[BEGIN]

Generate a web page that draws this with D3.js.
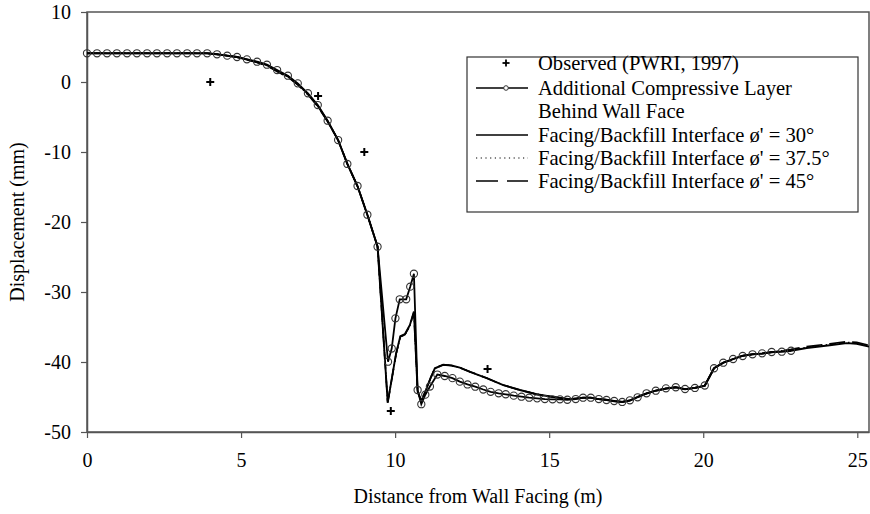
<!DOCTYPE html>
<html><head><meta charset="utf-8">
<script src="https://cdn.jsdelivr.net/npm/d3@7"></script>
<style>
html,body{margin:0;padding:0;background:#fff;}
text{font-family:"Liberation Serif","Times New Roman",serif;fill:#000;}
</style></head>
<body><svg id="c" width="870" height="514"></svg>
<script>
// ---- data ----
const observedX = [4.0, 7.5, 9.0, 9.86, 13.0];
const observedY = [0, -2, -10, -47, -41];

const compX = [0,0.325,0.65,0.97,1.30,1.62,1.95,2.27,2.60,2.92,3.25,3.57,3.90,
  4.22,4.55,4.87,5.19,5.52,5.84,6.17,6.52,6.84,7.17,7.49,7.81,8.15,8.45,8.78,9.10,9.43,
  9.77,9.89,10.01,10.15,10.36,10.49,10.61,
  10.73,10.85,10.98,11.13,11.37,
  11.61,11.86,12.10,12.35,12.60,12.86,13.10,13.36,13.59,13.85,14.10,14.35,14.61,14.86,15.11,15.35,15.59,15.86,
  16.10,16.35,16.61,16.86,17.11,17.37,17.62,17.87,
  18.16,18.46,18.79,19.11,19.41,19.73,20.05,
  20.35,20.65,20.97,21.28,21.60,21.91,22.22,22.55,22.85];
const compY = [4.1,4.1,4.1,4.1,4.1,4.1,4.1,4.1,4.1,4.1,4.1,4.1,4.1,
  3.96,3.76,3.57,3.24,2.9,2.47,1.71,0.9,-0.19,-1.61,-3.29,-5.53,-8.29,-11.71,-14.86,-18.96,-23.53,
  -39.96,-38.07,-33.76,-31.04,-31.04,-29.24,-27.39,
  -44.0,-46.03,-44.67,-43.5,-41.79,
  -42.0,-42.31,-42.81,-43.21,-43.53,-43.93,-44.26,-44.47,-44.61,-44.81,-44.96,-45.1,-45.19,-45.29,-45.33,-45.33,-45.39,-45.29,
  -45.1,-45.1,-45.29,-45.43,-45.57,-45.71,-45.47,-45.04,
  -44.47,-44.1,-43.76,-43.61,-43.86,-43.71,-43.36,
  -40.89,-40.1,-39.57,-39.14,-38.9,-38.76,-38.57,-38.53,-38.39];

const ifaceX = [0,0.65,1.3,1.95,2.6,3.25,3.9,4.22,4.55,4.87,5.19,5.52,5.84,6.17,6.52,6.84,7.17,7.49,7.81,8.15,8.45,8.78,9.10,9.43,
  9.76,10.03,10.17,10.32,10.48,10.61,10.73,10.85,11.0,11.15,11.29,11.56,11.83,12.10,12.43,12.97,13.51,14.05,14.59,15.13,15.67,
  16.10,16.35,16.61,16.86,17.11,17.37,17.62,17.87,18.16,18.46,18.79,19.11,19.41,19.73,20.05,
  20.35,20.65,20.97,21.28,21.60,21.91,22.22,22.55,22.85,23.36,24.11,24.66,24.98,25.38];
const iface30 = [4.1,4.1,4.1,4.1,4.1,4.1,4.1,3.96,3.76,3.57,3.22,2.85,2.4,1.6,0.8,-0.3,-1.7,-3.4,-5.6,-8.3,-11.7,-14.9,-19.0,-23.5,
  -45.8,-38.8,-36.3,-36.0,-34.7,-32.8,-44.2,-45.6,-44.0,-42.3,-40.9,-40.4,-40.5,-40.8,-41.4,-42.3,-43.3,-44.0,-44.6,-45.0,-45.3,
  -45.1,-45.1,-45.3,-45.4,-45.6,-45.7,-45.5,-45.0,-44.5,-44.1,-43.8,-43.6,-43.9,-43.7,-43.4,
  -40.9,-40.1,-39.6,-39.1,-38.9,-38.8,-38.6,-38.5,-38.4,-38.0,-37.6,-37.3,-37.4,-37.8];
const iface375 = [4.1,4.1,4.1,4.1,4.1,4.1,4.1,3.96,3.76,3.55,3.2,2.82,2.35,1.55,0.75,-0.35,-1.75,-3.45,-5.6,-8.3,-11.7,-14.9,-19.0,-23.5,
  -45.8,-38.9,-36.4,-36.1,-34.8,-32.9,-44.2,-45.6,-44.0,-42.3,-40.9,-40.4,-40.5,-40.8,-41.4,-42.3,-43.3,-44.0,-44.6,-45.0,-45.3,
  -45.1,-45.1,-45.3,-45.4,-45.6,-45.7,-45.5,-45.0,-44.5,-44.1,-43.8,-43.6,-43.9,-43.7,-43.4,
  -40.9,-40.1,-39.6,-39.1,-38.9,-38.8,-38.6,-38.4,-38.3,-37.9,-37.5,-37.2,-37.3,-37.7];
const iface45 = [4.1,4.1,4.1,4.1,4.1,4.1,4.1,3.96,3.76,3.55,3.18,2.8,2.3,1.5,0.7,-0.4,-1.8,-3.5,-5.65,-8.3,-11.7,-14.9,-19.0,-23.5,
  -45.8,-38.9,-36.4,-36.1,-34.8,-32.9,-44.2,-45.6,-44.0,-42.3,-40.9,-40.4,-40.5,-40.8,-41.4,-42.3,-43.3,-44.0,-44.6,-45.0,-45.3,
  -45.1,-45.1,-45.3,-45.4,-45.6,-45.7,-45.5,-45.0,-44.5,-44.1,-43.8,-43.6,-43.9,-43.7,-43.4,
  -40.9,-40.1,-39.6,-39.1,-38.9,-38.8,-38.6,-38.4,-38.2,-37.8,-37.4,-37.1,-37.2,-37.6];

const xTicks = [0, 5, 10, 15, 20, 25];
const yTicks = [10, 0, -10, -20, -30, -40, -50];
const legendLabels = ["Observed (PWRI, 1997)", "Additional Compressive Layer", "Behind Wall Face",
  "Facing/Backfill Interface \u00f8' = 30\u00b0", "Facing/Backfill Interface \u00f8' = 37.5\u00b0",
  "Facing/Backfill Interface \u00f8' = 45\u00b0"];

// ---- layout ----
const L = 87, R = 869, T = 12, B = 432;
const FONT = '"Liberation Serif","Times New Roman",serif';
const svg = d3.select("#c");
const x = d3.scaleLinear().domain([0, 25.38]).range([L, R]);
const y = d3.scaleLinear().domain([-50, 10]).range([B, T]);
const axisColor = "#555";

svg.append("rect").attr("x", L).attr("y", T).attr("width", R - L).attr("height", B - T)
  .attr("fill", "none").attr("stroke", axisColor).attr("stroke-width", 1.5);

const gx = svg.append("g").attr("transform", `translate(0,${B})`)
  .call(d3.axisBottom(x).tickValues(xTicks).tickSize(6).tickSizeOuter(0).tickPadding(15).tickFormat(d => String(d)));
const gy = svg.append("g").attr("transform", `translate(${L},0)`)
  .call(d3.axisLeft(y).tickValues(yTicks).tickSize(6).tickSizeOuter(0).tickPadding(10).tickFormat(d => String(d)));
[gx, gy].forEach(g => {
  g.attr("font-family", FONT).attr("font-size", 20);
  g.select(".domain").attr("stroke", axisColor).attr("stroke-width", 1.5);
  g.selectAll(".tick line").attr("stroke", axisColor).attr("stroke-width", 1.2);
  g.selectAll(".tick text").attr("fill", "#000");
});

svg.append("text").attr("x", (L + R) / 2).attr("y", 503).attr("text-anchor", "middle")
  .attr("font-size", 20).text("Distance from Wall Facing (m)");
svg.append("text").attr("transform", `translate(24,${(T + B) / 2}) rotate(-90)`).attr("text-anchor", "middle")
  .attr("font-size", 20).text("Displacement (mm)");

const line = d3.line().x(d => x(d[0])).y(d => y(d[1]));
const plot = svg.append("g");
const ifacePts = arr => ifaceX.map((v, i) => [v, arr[i]]);
plot.append("path").datum(ifacePts(iface45)).attr("d", line).attr("fill", "none")
  .attr("stroke", "#000").attr("stroke-width", 1.6).attr("stroke-dasharray", "16,7");
plot.append("path").datum(ifacePts(iface375)).attr("d", line).attr("fill", "none")
  .attr("stroke", "#000").attr("stroke-width", 1.5).attr("stroke-dasharray", "1.5,3");
plot.append("path").datum(ifacePts(iface30)).attr("d", line).attr("fill", "none")
  .attr("stroke", "#000").attr("stroke-width", 1.9);

const compPts = compX.map((v, i) => [v, compY[i]]);
plot.append("path").datum(compPts).attr("d", line).attr("fill", "none")
  .attr("stroke", "#000").attr("stroke-width", 1.8);
plot.selectAll("circle.c").data(compPts).join("circle").attr("class", "c")
  .attr("cx", d => x(d[0])).attr("cy", d => y(d[1])).attr("r", 3.6)
  .attr("fill", "none").attr("stroke", "#333").attr("stroke-width", 1.1);

const obsPts = observedX.map((v, i) => [v, observedY[i]]);
const cross = plot.selectAll("g.obs").data(obsPts).join("g").attr("class", "obs")
  .attr("transform", d => `translate(${x(d[0])},${y(d[1])})`);
cross.append("line").attr("x1", -4).attr("x2", 4).attr("stroke", "#000").attr("stroke-width", 2);
cross.append("line").attr("y1", -4).attr("y2", 4).attr("stroke", "#000").attr("stroke-width", 2);

// ---- legend ----
const lg = svg.append("g");
lg.append("rect").attr("x", 467).attr("y", 57).attr("width", 391).attr("height", 155)
  .attr("fill", "#fff").attr("stroke", "#333").attr("stroke-width", 1.2);
const rowsY = [63, 88, 111, 135, 158, 181];
const sx1 = 476, sx2 = 528, sxc = 506, tx = 538;
legendLabels.forEach((t, i) => {
  lg.append("text").attr("x", tx).attr("y", rowsY[i]).attr("dy", "0.35em").attr("font-size", 20.6).text(t);
});
lg.append("line").attr("x1", sxc - 3.5).attr("x2", sxc + 3.5).attr("y1", rowsY[0]).attr("y2", rowsY[0]).attr("stroke", "#000").attr("stroke-width", 1.8);
lg.append("line").attr("x1", sxc).attr("x2", sxc).attr("y1", rowsY[0] - 3.5).attr("y2", rowsY[0] + 3.5).attr("stroke", "#000").attr("stroke-width", 1.8);
lg.append("line").attr("x1", sx1).attr("x2", sx2).attr("y1", rowsY[1]).attr("y2", rowsY[1]).attr("stroke", "#000").attr("stroke-width", 1.7);
lg.append("circle").attr("cx", sxc).attr("cy", rowsY[1]).attr("r", 2.3).attr("fill", "#fff").attr("stroke", "#333").attr("stroke-width", 1);
lg.append("line").attr("x1", sx1).attr("x2", sx2).attr("y1", rowsY[3]).attr("y2", rowsY[3]).attr("stroke", "#000").attr("stroke-width", 1.6);
lg.append("line").attr("x1", sx1).attr("x2", sx2).attr("y1", rowsY[4]).attr("y2", rowsY[4]).attr("stroke", "#000").attr("stroke-width", 1.2).attr("stroke-dasharray", "1.2,3.5");
lg.append("line").attr("x1", sx1).attr("x2", sx2).attr("y1", rowsY[5]).attr("y2", rowsY[5]).attr("stroke", "#000").attr("stroke-width", 1.6).attr("stroke-dasharray", "22,9");
</script></body></html>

[END]

■ **Exercise goal**
Repeat the lines exactly as they stand, from the opening line of the data through the line with "-40.89,-40.1,-39.57,-39.14,-38.9,-38.76,-38.57,-38.53,-38.39];". Pictures stay out of the copy.

■ **Final result**
Generate a web page that draws this with D3.js.
<!DOCTYPE html>
<html><head><meta charset="utf-8">
<script src="https://cdn.jsdelivr.net/npm/d3@7"></script>
<style>
html,body{margin:0;padding:0;background:#fff;}
text{font-family:"Liberation Serif","Times New Roman",serif;fill:#000;}
</style></head>
<body><svg id="c" width="870" height="514"></svg>
<script>
// ---- data ----
const observedX = [4.0, 7.5, 9.0, 9.86, 13.0];
const observedY = [0, -2, -10, -47, -41];

const compX = [0,0.325,0.65,0.97,1.30,1.62,1.95,2.27,2.60,2.92,3.25,3.57,3.90,
  4.22,4.55,4.87,5.19,5.52,5.84,6.17,6.52,6.84,7.17,7.49,7.81,8.15,8.45,8.78,9.10,9.43,
  9.77,9.89,10.01,10.15,10.36,10.49,10.61,
  10.73,10.85,10.98,11.13,11.37,
  11.61,11.86,12.10,12.35,12.60,12.86,13.10,13.36,13.59,13.85,14.10,14.35,14.61,14.86,15.11,15.35,15.59,15.86,
  16.10,16.35,16.61,16.86,17.11,17.37,17.62,17.87,
  18.16,18.46,18.79,19.11,19.41,19.73,20.05,
  20.35,20.65,20.97,21.28,21.60,21.91,22.22,22.55,22.85];
const compY = [4.1,4.1,4.1,4.1,4.1,4.1,4.1,4.1,4.1,4.1,4.1,4.1,4.1,
  3.96,3.76,3.57,3.24,2.9,2.47,1.71,0.9,-0.19,-1.61,-3.29,-5.53,-8.29,-11.71,-14.86,-18.96,-23.53,
  -39.96,-38.07,-33.76,-31.04,-31.04,-29.24,-27.39,
  -44.0,-46.03,-44.67,-43.5,-41.79,
  -42.0,-42.31,-42.81,-43.21,-43.53,-43.93,-44.26,-44.47,-44.61,-44.81,-44.96,-45.1,-45.19,-45.29,-45.33,-45.33,-45.39,-45.29,
  -45.1,-45.1,-45.29,-45.43,-45.57,-45.71,-45.47,-45.04,
  -44.47,-44.1,-43.76,-43.61,-43.86,-43.71,-43.36,
  -40.89,-40.1,-39.57,-39.14,-38.9,-38.76,-38.57,-38.53,-38.39];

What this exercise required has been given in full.